Pour le coup, nous étions sauvés, si nous avions su que cette petite ville était hors des terres de France. Elle appartenait au prince de Liège, et il y avait un château muni d’une garnison hollandaise. Mais, hélas ! nous n’en savions rien pour notre malheur, car si nous l’avions su, nous nous serions rendus à ce château, dont le gouverneur donnait des escortes à tous les réfugiés qui en demandaient pour être conduits jusqu’à Charleroi. Nous étions mouillés jusqu’à la peau. Nous entrâmes dans un cabaret pour nous y sécher et manger. Nous étant mis à table, on nous apporta un pot de bière à deux anses, sans nous donner des verres. En ayant demandé, l’hôte nous dit qu’il voyait bien que nous étions Français et que la coutume du pays était que l’on buvait au pot.
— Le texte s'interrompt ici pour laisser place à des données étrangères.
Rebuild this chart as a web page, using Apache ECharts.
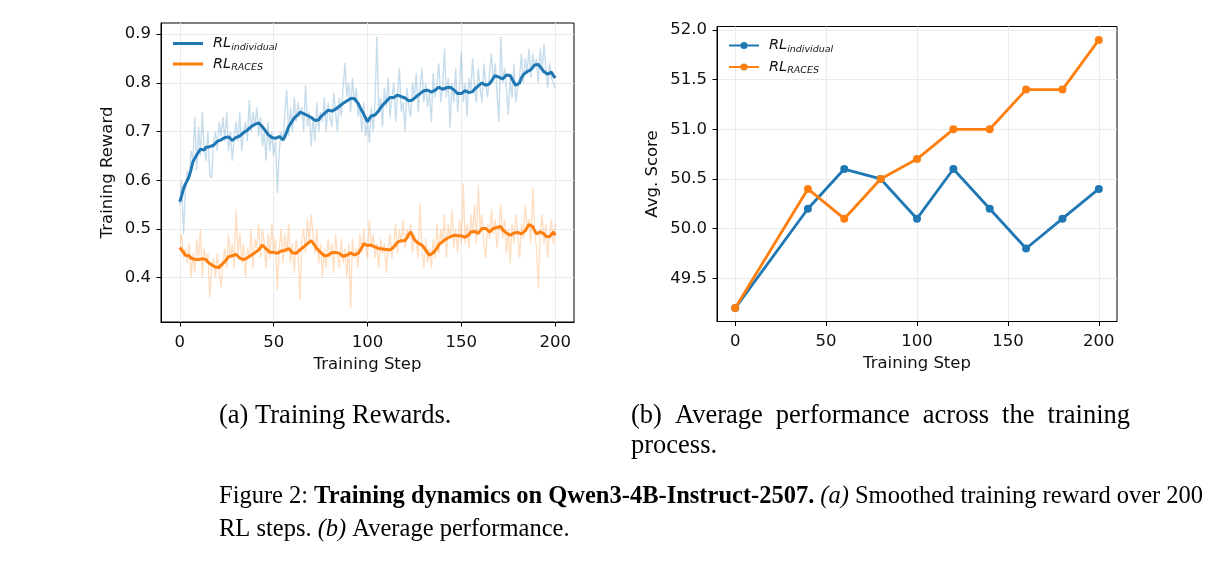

Cette demande de verres fut la cause de notre malheur. Il se trouva dans la chambre où nous étions un garde-chasse du prince de Liège. Il porta toute son attention à nous examiner et s’émancipa jusqu’à nous accoster et son compliment fut qu’il gagerait bien que nous n’avions pas de chapelet dans nos poches. Mon compagnon, qui râpait une prise de tabac, lui montrant sa râpe, lui dit fort imprudemment que c’était là son chapelet. Cette réponse acheva de confirmer ce garde-chasse dans la pensée que nous étions protestants et que nous sortions de France et, comme la dépouille de ceux qu’on arrêtait appartenait au dénonciateur, il forma le dessein de nous faire arrêter, si, étant sortis de Couvin, nous passions par Marienbourg[1], terre de France, à une lieue de là. Ce

  1. Marienbourg, aujourd’hui ville de la province de Namur, était ainsi nommée en l’honneur de Marie-Thérèse de Houane qui y construisit un fort en 1546. Elle fut cédée à la France par le traité de 1659.